Definition
A set of airport procedures, lighting, markings, and signage designed to guide aircraft and ground vehicles safely on the airport surface during low-visibility conditions, generally when runway visual range (RVR) is less than 1,200 feet. SMGCS is required at airports authorized to conduct operations below 1,200 RVR and uses enhanced taxiway centerline lighting, stop bars, geographic position markings, and a low-visibility taxi route plan to prevent runway incursions and keep movement orderly when pilots and controllers cannot see normally.
Plain English
A system airports use in very poor visibility to keep aircraft and vehicles from getting lost or running into each other while moving on the ground.
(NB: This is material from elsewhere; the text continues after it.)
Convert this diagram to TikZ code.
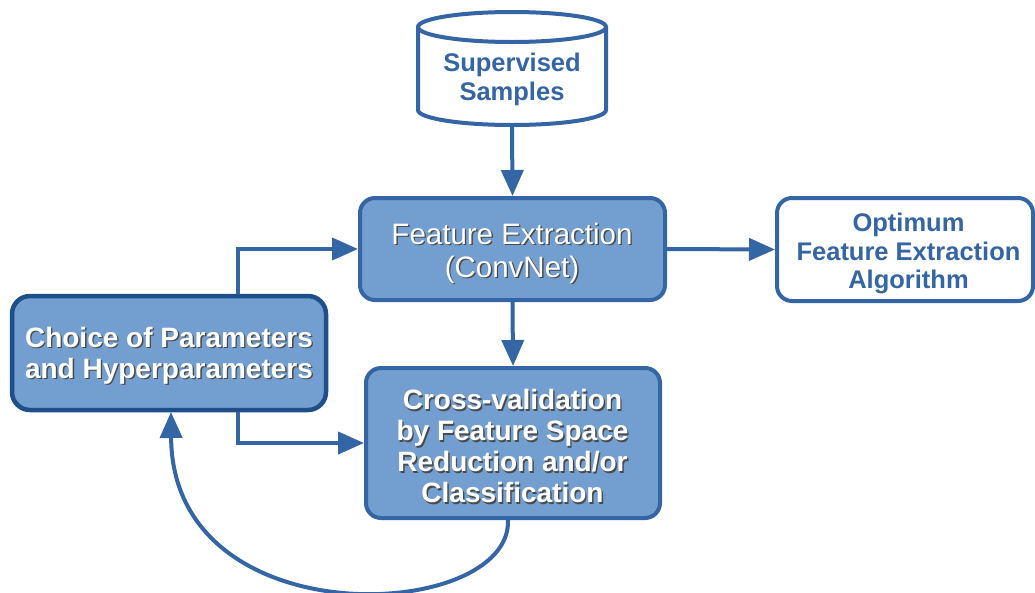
\documentclass[tikz,border=0pt]{standalone}
\usepackage{fontspec}
\setmainfont{Liberation Sans}
\usetikzlibrary{arrows.meta,calc}
\definecolor{edgeblue}{HTML}{3465A4}
\definecolor{fillblue}{HTML}{729FCF}
\definecolor{darkedge}{HTML}{1F4F8A}
\definecolor{shadowc}{HTML}{4A4A4A}
% white text with a soft drop shadow, one line at a time
\newcommand\sh[1]{\leavevmode\rlap{\kern1.4pt\raisebox{-1.4pt}{\textcolor{shadowc}{#1}}}#1}
\tikzset{
  procbox/.style={draw=edgeblue, fill=fillblue, line width=4pt, rounded corners=15pt,
    text=white, align=center, inner sep=0pt},
  outbox/.style={draw=edgeblue, fill=white, line width=4pt, rounded corners=15pt,
    inner sep=0pt},
  bluetext/.style={text=edgeblue, align=center, inner sep=0pt},
  whitetext/.style={text=white, align=center, inner sep=0pt},
  conn/.style={draw=edgeblue, line width=4pt, -{Triangle[length=26pt,width=22pt]}},
}
\begin{document}
\begin{tikzpicture}[x=1pt,y=-1pt]
\useasboundingbox (0,0) rectangle (1035,592);

% database cylinder
\draw[edgeblue, line width=4pt, fill=white]
  (418,27) -- (418,110) arc[start angle=180, end angle=360, x radius=94pt, y radius=15pt]
  -- (606,27);
\draw[edgeblue, line width=4pt] (512,27) ellipse[x radius=94pt, y radius=15pt];
\node (sup) [minimum width=188pt, minimum height=113pt, inner sep=0pt] at (512,68.5) {};
\node (suptext) [bluetext, font=\bfseries\fontsize{25.5}{29}\selectfont]
  at (512,79.5) {Supervised\\Samples};

% process boxes
\node (fe) [procbox, minimum width=305pt, minimum height=102pt] at (512.5,249) {};
\node (fetext) [whitetext, font=\fontsize{29.5}{33}\selectfont]
  at (512,254) {\sh{Feature Extraction}\\\sh{(ConvNet)}};

\node (cv) [procbox, minimum width=294pt, minimum height=150pt] at (513,443) {};
\node (cvtext) [whitetext, font=\bfseries\fontsize{28}{31}\selectfont]
  at (512.5,447) {\sh{Cross-validation}\\\sh{by Feature Space}\\\sh{Reduction and/or}\\\sh{Classification}};

\node (choice) [procbox, draw=darkedge, line width=4.5pt, rounded corners=18pt,
  minimum width=314pt, minimum height=114pt] at (169,353) {};
\node (choicetext) [whitetext, font=\bfseries\fontsize{28}{31}\selectfont]
  at (169,356.5) {\sh{Choice of Parameters}\\\sh{and Hyperparameters}};

\node (opt) [outbox, minimum width=256pt, minimum height=103pt] at (905,249.5) {};
\node (opttext) [bluetext, font=\bfseries\fontsize{25.5}{28.5}\selectfont]
  at (908.5,253.5) {Optimum\\Feature Extraction\\Algorithm};

% connectors
\coordinate (bend) at (238,0);
\draw[conn] (sup.south) -- (fe.north);
\draw[conn] (fe.east) -- (opt.west);
\draw[conn] (fe.south) -- (cv.north);
\draw[conn] (choice.north -| bend) |- (fe.west);
\draw[conn] (choice.south -| bend) |- (cv.west);
\coordinate (back) at (171,412);
\draw[conn] ($(cv.south)+(-5,0)$) .. controls (512,622) and (172,640) .. (back);
\end{tikzpicture}
\end{document}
It uses special lights, paint markings, signs, and pre-planned taxi routes so pilots can find their way when they can barely see outside.
Context Anchor
Pilots encounter SMGCS on airport diagrams, taxi instructions, and low-visibility ground movement procedures at larger airports.
Derivation
The name describes its three jobs in order: 'Surface Movement' refers to anything moving on the airport surface (aircraft and vehicles), 'Guidance' means showing where to go, and 'Control' means keeping that movement safe and orderly. Knowing this helps pilots remember it is not just lighting — it is a complete system of routes, rules, and equipment.
Why Pilots Care
Reduces the chance of runway incursions and keeps ground movement safe when pilots cannot rely on visual references alone.
Grounding Statement
Picture taxiing at a large airport in fog: SMGCS is the marked and lighted path, backed by procedures, that helps everyone move in the right place at the right time.
Intuition Check
Do not think of SMGCS as one device in the cockpit. It is an airport-wide ground movement system made of procedures, signs, lights, markings, routes, and controller instructions.
Example Sentence 1
Before departing in fog, the crew reviewed the airport's SMGCS low-visibility taxi chart to confirm their route to the runway.
Example Sentence 2
Following the SMGCS centerline lights kept the crew on the correct path to the runway.